「103万円の壁」自公国協議打ち切りの舞台裏 玉木氏が「理想とは程遠い」と抵抗の狙いは
そこで、「年収の壁」を巡るこれまでの与党と国民民主の協議を振り返ると、「内容や手続きを含めた“ボタンの掛け違い”ばかりが目立ってきた」(同)のが実態とみられている。この点について関係者は「3党それぞれに『党内の主導権争い』があり、とくに、国民民主内で交渉担当者となった古川元久代表代行(党税調会長)と玉木氏サイドとのあつれきが協議迷走の原因」(自民税調幹部)と指摘する。
そもそも、自民党の交渉責任者となったのは党執行部の森山裕幹事長、小野寺五典政調会長と宮沢税調会長の3氏。

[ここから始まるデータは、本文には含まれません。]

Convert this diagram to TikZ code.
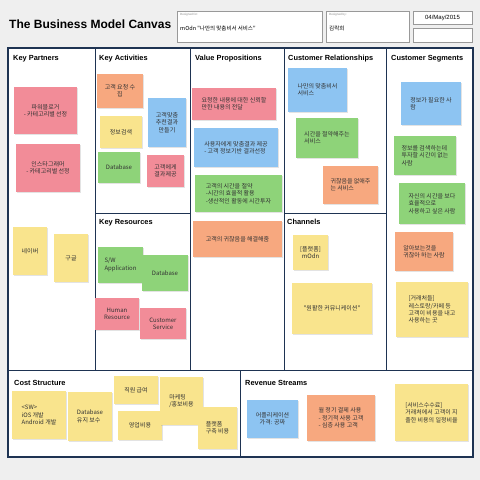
\documentclass[tikz,border=0pt]{standalone}
\usepackage{fontspec}
\setmainfont{Liberation Sans}
\newfontfamily\kr{Noto Sans CJK KR}
\usetikzlibrary{shadows}

\definecolor{navy}{HTML}{1E3352}
\definecolor{pagegray}{HTML}{EFEFEF}
\definecolor{notepink}{HTML}{F28C98}
\definecolor{noteorange}{HTML}{F7A87F}
\definecolor{noteyellow}{HTML}{F9E48D}
\definecolor{noteblue}{HTML}{8DC4F2}
\definecolor{notegreen}{HTML}{8ED379}

\tikzset{
  note/.style={rectangle, inner sep=2pt, text=black!80, align=center,
    font=\kr\fontsize{6}{7.4}\selectfont,
    drop shadow={opacity=0.22, shadow xshift=0.6pt, shadow yshift=-0.8pt}},
  section/.style={anchor=west, inner sep=0pt, font=\bfseries\fontsize{7.4}{9}\selectfont},
  infobox/.style={rectangle, draw=black!40, fill=white, line width=0.6pt,
    drop shadow={opacity=0.15, shadow xshift=0.5pt, shadow yshift=-0.6pt}},
  frame/.style={draw=navy, line width=1.6pt},
  divider/.style={draw=navy, line width=1pt}
}

\begin{document}
\begin{tikzpicture}[x=1pt, y=-1pt]

    \fill[pagegray] (0,0) rectangle (480,480);
    \useasboundingbox (0,0) rectangle (480,480);

    % header
    \node (title) [anchor=west, inner sep=0pt, font=\bfseries\fontsize{12}{14}\selectfont] at (9,24) {The Business Model Canvas};
    \node (forbox) [infobox, minimum width=145, minimum height=31] at (249.5,26.5) {};
    \node (bybox) [infobox, minimum width=83, minimum height=31] at (367.5,26.5) {};
    \node (datebox) [infobox, minimum width=59, minimum height=13] at (442.5,17.5) {};
    \node (blankbox) [infobox, minimum width=59, minimum height=14] at (442.5,35) {};
    \node (forlabel) [anchor=west, inner sep=0pt, text=black!45, font=\fontsize{3}{3.5}\selectfont] at (180,15) {Designed for:};
    \node (fortext) [anchor=west, inner sep=0pt, font=\kr\fontsize{5.5}{6.5}\selectfont] at (180,28) {mOdn "나만의 맞춤비서 서비스"};
    \node (bylabel) [anchor=west, inner sep=0pt, text=black!45, font=\fontsize{3}{3.5}\selectfont] at (329,15) {Designed by:};
    \node (bytext) [anchor=west, inner sep=0pt, font=\kr\fontsize{5.5}{6.5}\selectfont] at (329,28) {김락희};
    \node (datetext) [inner sep=0pt, font=\fontsize{6}{7}\selectfont] at (datebox) {04/May/2015};

    % canvas grid
    \fill[white] (8,48) rectangle (473,457);
    \draw[divider] (95,48) -- (95,370);
    \draw[divider] (190,48) -- (190,370);
    \draw[divider] (284,48) -- (284,370);
    \draw[divider] (386,48) -- (386,370);
    \draw[divider] (95,213) -- (190,213);
    \draw[divider] (284,213) -- (386,213);
    \draw[divider] (8,370) -- (473,370);
    \draw[divider] (240,370) -- (240,457);
    \draw[frame] (8,48) rectangle (473,457);

    % section titles
    \node (kpTitle) [section] at (13,59) {Key Partners};
    \node (kaTitle) [section] at (99,59) {Key Activities};
    \node (vpTitle) [section] at (195,59) {Value Propositions};
    \node (crTitle) [section] at (288,59) {Customer Relationships};
    \node (csTitle) [section] at (391,59) {Customer Segments};
    \node (krTitle) [section] at (99,223) {Key Resources};
    \node (chTitle) [section] at (287,222) {Channels};
    \node (costTitle) [section] at (14,383) {Cost Structure};
    \node (revTitle) [section] at (245,383) {Revenue Streams};

    % key partners
    \node (kp1) [note, fill=notepink, minimum width=63, minimum height=47] at (45.5,110.5) {파워블로거\\- 카테고리별 선정};
    \node (kp2) [note, fill=notepink, minimum width=64, minimum height=48] at (48,168) {인스타그래머\\- 카테고리별 선정};
    \node (kp3) [note, fill=noteyellow, minimum width=34, minimum height=48] at (30,251) {네이버};
    \node (kp4) [note, fill=noteyellow, minimum width=34, minimum height=48] at (71,258) {구글};

    % key activities
    \node (ka1) [note, fill=noteorange, minimum width=46, minimum height=34] at (120,91) {고객 요청 수\\집};
    \node (ka2) [note, fill=noteyellow, minimum width=42, minimum height=32] at (121,132) {정보검색};
    \node (ka3) [note, fill=noteblue, minimum width=38, minimum height=49] at (167,122.5) {고객맞춤\\추천결과\\만들기};
    \node (ka4) [note, fill=notegreen, minimum width=42, minimum height=31] at (119,167.5) {Database};
    \node (ka5) [note, fill=notepink, minimum width=37, minimum height=32] at (165.5,171) {고객에게\\결과제공};

    % key resources
    \node (kr1) [note, fill=notegreen, align=left, minimum width=45, minimum height=36] at (120.5,265) {S/W\\Application};
    \node (kr2) [note, fill=notegreen, minimum width=46, minimum height=36] at (165,273) {Database};
    \node (kr3) [note, fill=notepink, minimum width=44, minimum height=32] at (117,314) {Human\\Resource};
    \node (kr4) [note, fill=notepink, minimum width=46, minimum height=31] at (163,323.5) {Customer\\Service};

    % value propositions
    \node (vp1) [note, fill=notepink, align=left, minimum width=84, minimum height=32] at (234,104) {요청한 내용에 대한 신뢰할\\만한 내용의 전달};
    \node (vp2) [note, fill=noteblue, align=left, minimum width=84, minimum height=39] at (236,147.5) {사용자에게 맞춤결과 제공\\- 고객 정보기반 결과선정};
    \node (vp3) [note, fill=notegreen, align=left, minimum width=87, minimum height=37] at (238.5,193.5) {고객의 시간을 절약\\-시간의 효율적 활용\\-생산적인 활동에 시간투자};
    \node (vp4) [note, fill=noteorange, minimum width=89, minimum height=36] at (237.5,239) {고객의 귀찮음을 해결해줌};

    % customer relationships
    \node (cr1) [note, fill=noteblue, align=left, minimum width=59, minimum height=44] at (317.5,90) {나만의 맞춤비서\\서비스};
    \node (cr2) [note, fill=notegreen, align=left, minimum width=62, minimum height=40] at (327,138) {시간을 절약해주는\\서비스};
    \node (cr3) [note, fill=noteorange, align=left, minimum width=55, minimum height=38] at (350.5,185) {귀찮음을 없애주\\는 서비스};

    % channels
    \node (ch1) [note, fill=noteyellow, minimum width=35, minimum height=35] at (310.5,252.5) {[플랫폼]\\mOdn};
    \node (ch2) [note, fill=noteyellow, minimum width=80, minimum height=51] at (332,308.5) {"원활한 커뮤니케이션"};

    % customer segments
    \node (cs1) [note, fill=noteblue, align=left, minimum width=60, minimum height=43] at (431,103.5) {정보가 필요한 사\\람};
    \node (cs2) [note, fill=notegreen, align=left, minimum width=62, minimum height=39] at (425,155.5) {정보를 검색하는데\\투자할 시간이 없는\\사람};
    \node (cs3) [note, fill=notegreen, align=left, minimum width=66, minimum height=41] at (432,203.5) {자신의 시간을 보다\\효율적으로\\사용하고 싶은 사람};
    \node (cs4) [note, fill=noteorange, align=left, minimum width=58, minimum height=39] at (424,251.5) {알아보는것을\\귀찮아 하는 사람};
    \node (cs5) [note, fill=noteyellow, align=left, minimum width=72, minimum height=55] at (432,309.5) {[거래처들]\\레스토랑/카페 등\\고객이 비용을 내고\\사용하는 곳};

    % cost structure
    \node (cost1) [note, fill=noteyellow, align=left, minimum width=54, minimum height=48] at (39,415) {<SW>\\iOS 개발\\Android 개발};
    \node (cost2) [note, fill=noteyellow, align=left, minimum width=44, minimum height=49] at (90,416.5) {Database\\유지 보수};
    \node (cost3) [note, fill=noteyellow, minimum width=44, minimum height=28] at (136,390) {직원 급여};
    \node (cost4) [note, fill=noteyellow, minimum width=44, minimum height=29] at (140,425.5) {영업비용};
    \node (cost5) [note, fill=noteyellow, align=left, minimum width=43, minimum height=48] at (181.5,401) {마케팅\\/홍보비용};
    \node (cost6) [note, fill=noteyellow, align=left, minimum width=39, minimum height=42] at (217.5,428) {플랫폼\\구축 비용};

    % revenue streams
    \node (rev1) [note, fill=noteblue, minimum width=51, minimum height=38] at (272.5,419) {어플리케이션\\가격: 공짜};
    \node (rev2) [note, fill=noteorange, align=left, minimum width=68, minimum height=46] at (341,418) {월 정기 결제 사용\\- 정기적 사용 고객\\- 심층 사용 고객};
    \node (rev3) [note, fill=noteyellow, align=left, minimum width=73, minimum height=57] at (431.5,412.5) {[서비스수수료]\\거래처에서 고객이 지\\출한 비용의 일정비율};

\end{tikzpicture}
\end{document}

その中で、森山、宮沢両氏は「最初の段階から意思疎通を絶やさず、わざと対立するふりをしてまで、国民民主の懐柔を狙った」(同)とされる。というのも、衆院選敗北を受けて再編成された自民税調は、会長に再任された宮沢氏がまず決めたのが森山氏の最高顧問就任だが、「幹事長の最高顧問就任は極めて異例で、その時点から森山・宮沢コンビで対応することが固まった」(同)との見方が少なくない。
玉木氏の“不倫失脚”が「ボタンの掛け違い」に
4カ月近くが経過した「壁」引き上げ協議での最大の「ボタンの掛け違い」は、昨年11月の玉木氏の不倫問題発覚による「失脚」で、国民民主の交渉担当者が古川氏に代わった後の迷走ぶりだ。「古川氏は旧大蔵省入省年次で玉木氏の5期先輩で、強いライバル意識を持っており、あえて玉木氏に相談せず宮沢氏との交渉を進めたため、国民民主内で主導権争いが表面化したのが原因」(同)とされる。
それが昨年12月中旬の交渉大詰めの段階で、「玉木氏が腹心の榛葉賀津也幹事長を通じて森山氏と新たな合意を確認し、これを知らされていなかった古川氏が3党協議を打ち切るという想定外の事態」(同)につながり、「その時点から『壁引き上げ問題』が暗礁に乗り上げた」(自民幹部)というわけだ。
これを受けて、宮沢氏は森山氏の了解も得て「実質協議を当分棚上げとし、通常国会開幕後もすべてを予算委など表舞台での協議の結果に委ねる戦略に変更した」(自民税調幹部)とされる。